ホークス千賀が初開幕投手で圧巻投球「力んでいこうと思っていました」
育成出身初の快挙、大舞台で7回1安打7奪三振無失点の堂々勝利
圧巻の投球だった。積み上げたアウトは21個。対峙した打者も21人。安打と四球で2人の走者こそ出したものの、オリックス打線に付け入る隙を与えない、ほぼ完璧なピッチングだった。ソフトバンクの千賀滉大投手。7回を投げて、わずか84球。1安打1四球、7個の三振を奪って無失点に抑え込んだ。
「久しぶりに緊張しましたけど、自分のピッチングに影響するほどじゃなかったですね。力むと思っていたので、力んでいこうと思っていました」
初回、先頭の宗への初球、いきなり自己最速を更新する157キロをマーク。2球目も157キロ。1死から山足に中前安打されたが、この日許した安打はこれだけ。続く吉田正を二ゴロ併殺打に切ると、2回も四球の後でマレーロを遊ゴロ併殺。3回以降は1人の走者も出さず、15打者連続でアウトに仕留めた。
3月23日の広島とのオープン戦で、千賀は右上腕部の張りを訴えて緊急降板していた。キャンプ中に告げられていた開幕投手も危ぶまれたが、「腕のこともありましたけど、いかないで投げないパターンだけは絶対に嫌だった」。大事には至らず、状況は改善。何とか間に合った。

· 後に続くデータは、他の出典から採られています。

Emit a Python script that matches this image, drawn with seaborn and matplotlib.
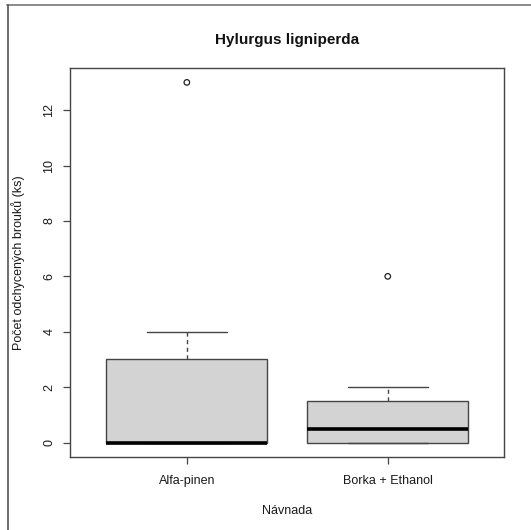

開幕戦のマウンドでは腕の影響は感じさせない快投を見せたが、「(影響が)ゼロならあの球数で降りないですけど、ここから始まるのでガッツリはいけない。3、4月から無理する必要はない。もっと大事な時が来るので。試合は作れたので良かった」。84球。余力は残っていたが、マウンドを降りた。
「今日はゼロでいけて、チームが勝って良かったです。いいスタートが切れるように投げた」と試合後は安堵の表情を浮かべた。育成出身選手として初の大役を務め上げた千賀。報道陣から、また開幕投手をやりたいか、と問われると「もういいです」と返して笑わせていた。